----- Records for the exercise

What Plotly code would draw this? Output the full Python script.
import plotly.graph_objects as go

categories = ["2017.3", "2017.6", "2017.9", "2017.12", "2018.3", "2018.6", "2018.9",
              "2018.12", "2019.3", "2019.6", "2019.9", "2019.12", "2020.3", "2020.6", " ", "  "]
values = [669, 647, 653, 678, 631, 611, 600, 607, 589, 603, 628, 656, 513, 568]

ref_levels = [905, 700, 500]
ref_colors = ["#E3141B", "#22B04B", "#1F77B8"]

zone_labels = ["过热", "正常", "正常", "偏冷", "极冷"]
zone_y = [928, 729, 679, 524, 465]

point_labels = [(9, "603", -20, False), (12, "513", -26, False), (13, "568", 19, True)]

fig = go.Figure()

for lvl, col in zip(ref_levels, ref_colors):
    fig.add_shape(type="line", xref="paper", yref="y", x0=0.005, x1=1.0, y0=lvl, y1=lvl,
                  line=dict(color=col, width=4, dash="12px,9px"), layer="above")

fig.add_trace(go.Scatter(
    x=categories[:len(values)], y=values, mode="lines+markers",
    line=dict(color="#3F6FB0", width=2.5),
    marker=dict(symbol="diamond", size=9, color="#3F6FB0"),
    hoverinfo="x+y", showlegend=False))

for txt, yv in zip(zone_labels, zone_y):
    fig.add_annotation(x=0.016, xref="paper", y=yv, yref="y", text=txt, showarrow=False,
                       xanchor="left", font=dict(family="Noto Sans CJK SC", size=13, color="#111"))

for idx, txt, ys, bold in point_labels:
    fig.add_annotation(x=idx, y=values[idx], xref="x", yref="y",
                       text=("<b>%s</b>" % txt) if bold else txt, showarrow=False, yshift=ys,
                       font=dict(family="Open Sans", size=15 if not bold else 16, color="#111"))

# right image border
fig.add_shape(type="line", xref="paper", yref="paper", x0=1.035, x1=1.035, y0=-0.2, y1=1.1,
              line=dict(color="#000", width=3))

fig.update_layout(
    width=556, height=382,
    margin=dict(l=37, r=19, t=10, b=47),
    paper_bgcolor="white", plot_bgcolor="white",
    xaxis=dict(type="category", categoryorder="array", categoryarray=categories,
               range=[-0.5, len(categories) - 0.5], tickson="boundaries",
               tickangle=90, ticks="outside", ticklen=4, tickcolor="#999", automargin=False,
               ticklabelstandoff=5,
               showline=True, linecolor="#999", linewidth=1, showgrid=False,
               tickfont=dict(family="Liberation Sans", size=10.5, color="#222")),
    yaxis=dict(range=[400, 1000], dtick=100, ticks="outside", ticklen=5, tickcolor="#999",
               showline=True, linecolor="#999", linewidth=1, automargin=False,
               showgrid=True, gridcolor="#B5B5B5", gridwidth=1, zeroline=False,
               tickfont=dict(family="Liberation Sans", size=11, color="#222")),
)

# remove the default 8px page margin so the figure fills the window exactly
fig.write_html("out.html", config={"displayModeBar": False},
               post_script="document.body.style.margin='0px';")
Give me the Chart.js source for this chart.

----------

> **Aim of the exercise**:
Everything from the first line through the line containing "656, 513, 568]" should be quoted exactly, and nothing beyond it.

> **Output**:
What Plotly code would draw this? Output the full Python script.
import plotly.graph_objects as go

categories = ["2017.3", "2017.6", "2017.9", "2017.12", "2018.3", "2018.6", "2018.9",
              "2018.12", "2019.3", "2019.6", "2019.9", "2019.12", "2020.3", "2020.6", " ", "  "]
values = [669, 647, 653, 678, 631, 611, 600, 607, 589, 603, 628, 656, 513, 568]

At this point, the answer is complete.